Beyond that, I'm so humbled and grateful to those of you who have contributed to my fundraising efforts. I couldn't have possibly imagined how amazing it'd feel to get that "donation notification." Most people who've contributed to the cause have been touched on a very personal level to Leukemia or Lymphoma. It's hard to stomach how many people have suffered or lost a loved one to a strain of blood cancer. I'll be sure to honor everyone that my friends and family have acknowledged through their donations on my fundraising page (all of whom are some of the strongest people I know). To those of you who haven't contributed yet (and YOU KNOW WHO YOU ARE), I encourage you to visit my page and contribute to the Leukemia and Lymphoma Society in any way feasible. Find out if  your company matches and turn that $25 contribution into $50!

ANYWAY, I made the right decision in joining Team in Training. Here's why - the PEOPLE. Woah. Every single person I've met on the team thus far is freaking awesome. And when 50 (ish?) people group together to swim - it's a SEA of awesome (okay a pool for now...). I thoroughly look forward to building lasting friendships as we all support each other in reaching our personal triathlon goals.

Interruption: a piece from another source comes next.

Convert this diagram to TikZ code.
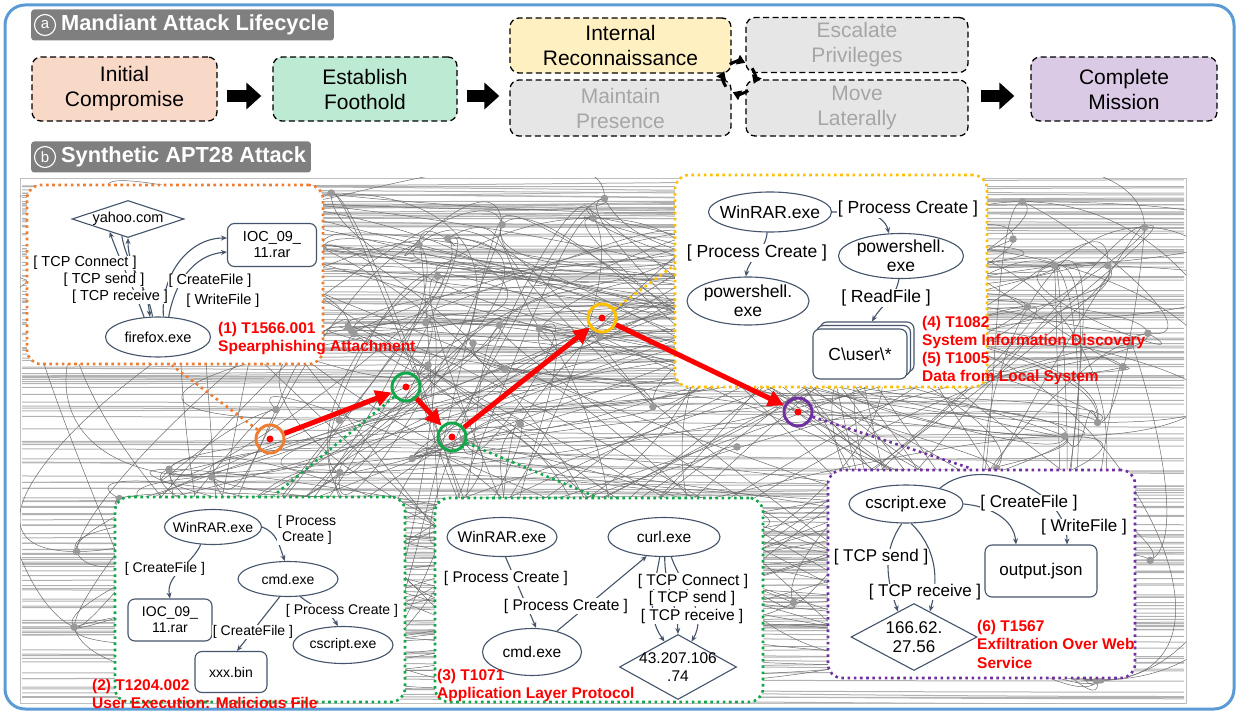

Y'all are amazing for reading my blogs. Want to be SUPER DUPER AWESOME? Click HERE!

Until next time.

Love,
Renata

Saturday, April 30, 2011

Let's do this thing.

Hi, I'm Renata. And I have lost my mind (ish). I'm on the brink of a long and painful and exciting and insane journey of readying my body to endure 1.2 miles of ocean swimming, 56 miles of cycling, topped off with 13.1 miles of running. And here's the thing, I would never in a bazillion years think that I could be physically capable of such an absurd amount of movement. I mean, that's at least 7 hours of constant exercise. Eesh. There is, however, some "logic" to my madness - I have competed in two triathlons - one sprint and one Olympic. Both experiences were so unbelievably self-fulfilling, and therein a somewhat selfish thing to do (in an amazing way!). For this triathlon season, I've decided to raise my karma points (and hopefully yours too) and send some positive energy into the universe. Nothing about 70.3 miles of consistent exercise and four months of training sounds appealing (okay, it sounds pretty bad-ass, but requires a serious dose of motivation that I will need to summon from the depths of my soul). In fact, I'm a little tired right now and that sounds hard. I plan to surrender my nights of boozing on the town for early morning training sessions. I plan to swim, bike, run, sweat, hydrate and (likely) eat more than I ever have in my life! And with this I ask that you support the Leukemia & Lymphoma Society for each mile that I race. 
If you're a triathlete, you're probably thinking to yourself - Are you really going to join that sea of purple? To you, I say YES! And proudly so. Having worked my ass off (quite literally) to endure an olympic distance triathlon, I cheered on the TNT athletes with supreme admiration. Training for an endurance event is hard enough -- dedicating the energy to gather donations is another feat in itself! 
Yesterday I met Myland, a sweet, beautiful and young blood cancer survivor. Her beauty and grace absolutely moved me.
To my absolute delight, I received this message from Myland -  
I want to personally THANK YOU for joining the fight against blood cancers. As a team honoree, I am one of those teammates who can say I am alive today because of the research and development of new therapies made possible by people like you fundraising for The Leukemia & Lymphoma Society. My life dramatically changed in July 2006 when I was diagnosed with acute lymphocytic leukemia (ALL). I endured debilitating chemotherapy and radiation treatments while waiting for a suitably matched donor for a lifesaving bone marrow transplant, my only hope for survival.
I cannot wait to get to know Myland better, connect with other cancer survivors, and race and train in honor of those who lost their battles.  Please make a donation. Those Karma points work WONDERS.